### [Goal of the exercise]
Set the listing down again exactly, please, apart from its pictures.
☆ ☆ ☆ ☆ ☆
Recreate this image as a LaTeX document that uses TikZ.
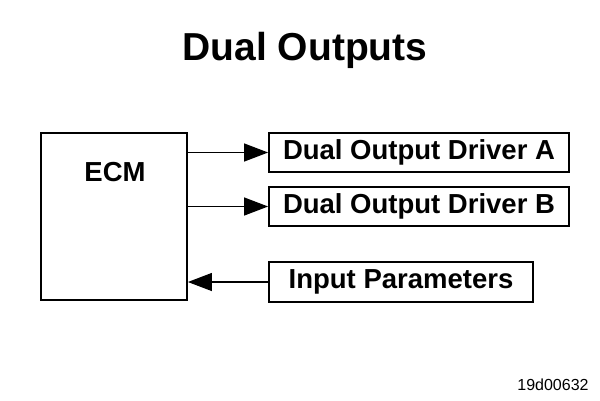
\documentclass[tikz,border=0pt]{standalone}
\usepackage{fontspec}
\setmainfont{Liberation Sans}
\usetikzlibrary{arrows.meta}

\begin{document}
\begin{tikzpicture}[x=1pt,y=-1pt,
  box/.style={draw,line width=1.8pt,inner sep=0pt,font=\fontsize{27.5}{30}\selectfont\bfseries},
  sig/.style={line width=1.2pt,-{Triangle[length=24pt,width=18pt]}}]
\useasboundingbox (0,0) rectangle (600,400);
\node[font=\fontsize{39}{44}\selectfont\bfseries] (title) at (305,50) {Dual Outputs};
\node[box,minimum width=146pt,minimum height=167pt] (ecm) at (114,216.5) {};
\node[font=\fontsize{27.5}{30}\selectfont\bfseries] (ecmlabel) at (115,172) {ECM};
\node[box,minimum width=300pt,minimum height=39pt] (drvA) at (419,152.5) {Dual Output Driver A};
\node[box,minimum width=300pt,minimum height=39pt] (drvB) at (419,206.5) {Dual Output Driver B};
\node[box,minimum width=264pt,minimum height=40pt] (inp) at (401,282) {Input Parameters};
\draw[sig] (drvA.west -| ecm.east) -- (drvA.west);
\draw[sig] (drvB.west -| ecm.east) -- (drvB.west);
\draw[sig] (inp.west) -- (inp.west -| ecm.east);
\node[font=\fontsize{16}{18}\selectfont] (code) at (553,385) {19d00632};
\end{tikzpicture}
\end{document}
☆ ☆ ☆ ☆ ☆
### [Answer for the task]
Recreate this image as a LaTeX document that uses TikZ.
\documentclass[tikz,border=0pt]{standalone}
\usepackage{fontspec}
\setmainfont{Liberation Sans}
\usetikzlibrary{arrows.meta}

\begin{document}
\begin{tikzpicture}[x=1pt,y=-1pt,
  box/.style={draw,line width=1.8pt,inner sep=0pt,font=\fontsize{27.5}{30}\selectfont\bfseries},
  sig/.style={line width=1.2pt,-{Triangle[length=24pt,width=18pt]}}]
\useasboundingbox (0,0) rectangle (600,400);
\node[font=\fontsize{39}{44}\selectfont\bfseries] (title) at (305,50) {Dual Outputs};
\node[box,minimum width=146pt,minimum height=167pt] (ecm) at (114,216.5) {};
\node[font=\fontsize{27.5}{30}\selectfont\bfseries] (ecmlabel) at (115,172) {ECM};
\node[box,minimum width=300pt,minimum height=39pt] (drvA) at (419,152.5) {Dual Output Driver A};
\node[box,minimum width=300pt,minimum height=39pt] (drvB) at (419,206.5) {Dual Output Driver B};
\node[box,minimum width=264pt,minimum height=40pt] (inp) at (401,282) {Input Parameters};
\draw[sig] (drvA.west -| ecm.east) -- (drvA.west);
\draw[sig] (drvB.west -| ecm.east) -- (drvB.west);
\draw[sig] (inp.west) -- (inp.west -| ecm.east);
\node[font=\fontsize{16}{18}\selectfont] (code) at (553,385) {19d00632};
\end{tikzpicture}
\end{document}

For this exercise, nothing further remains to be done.